The bitter power is Flamenco Diamond's contribution. Her encounter with King Torture is one of those patented Kurata moments: a perfectly timed, beautifully written, cruelly ironic blow that hollows his best character right out, leaving her broken and drifting. It's the kind of ruthless, heartsick development that makes slogging through his spotty filmography totally worthwhile.

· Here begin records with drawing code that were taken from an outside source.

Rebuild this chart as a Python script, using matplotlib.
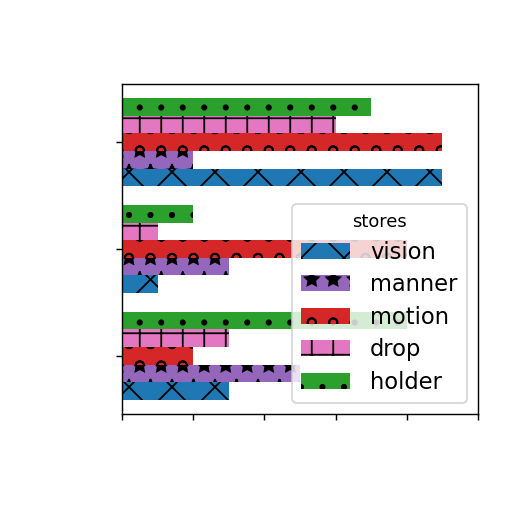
import numpy as np
import matplotlib
matplotlib.use("Agg")
import matplotlib.pyplot as plt

# groups from bottom to top
stores = ['vision', 'manner', 'motion', 'drop', 'holder']
vision = [1.5, 0.5, 4.5]
manner = [2.5, 1.5, 1.0]
motion = [1.0, 4.0, 4.5]
drop = [1.5, 0.5, 3.0]
holder = [4.0, 1.0, 3.5]

series = [vision, manner, motion, drop, holder]
colors = ['tab:blue', 'tab:purple', 'tab:red', 'tab:pink', 'tab:green']
hatches = ['x', '*', 'o', '+', '.']

dpi = 129
fig = plt.figure(figsize=(512 / dpi, 512 / dpi), dpi=dpi)
ax = fig.add_axes([122 / 512, 98 / 512, 356 / 512, 330 / 512])

y = np.arange(len(vision))
h = 0.165
for i, (name, vals) in enumerate(zip(stores, series)):
    ax.barh(y + (i - 2) * h, vals, height=h, color=colors[i],
            hatch=hatches[i], label=name)

ax.set_xlim(0, 5)
ax.set_ylim(-0.545, 2.545)
ax.set_xticks(range(6))
ax.set_xticklabels([])
ax.set_yticks(y)
ax.set_yticklabels([])

ax.legend(title='stores', loc='lower right', fontsize=12.6, title_fontsize=10,
          labelspacing=0.42, handlelength=2.15, handletextpad=0.9)

fig.savefig('out.png', dpi=dpi)
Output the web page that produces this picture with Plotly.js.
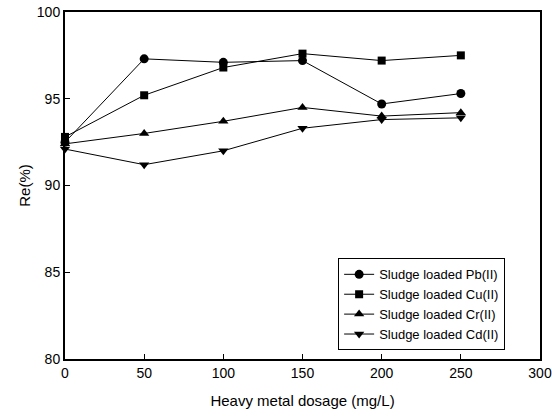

It's a nearly perfect ending to the series, one that spirals to heights unthinkable previously and that leaves the characters in provocative, interesting places. There's just one little problem. The show isn't over. Not even halfway. And after escalating this far, Flamenco can only keep escalating. It can only get bigger, more ridiculous, further removed from its already tenuous hold on reality. It's very, very hard to see it going anywhere but off the rails. Still, as the arc's final images—Flamenco Diamond, battered and tormented, singing raw and driven to a room of speechless idol fans—linger on, we know that we'll ride this train to its last wreck.
Overall (sub) : A-
Story : A-
Animation : C+
Art : B
Music : C+
+ A knockout arc that brings the show's first stage to a screaming, at times devastating, climax.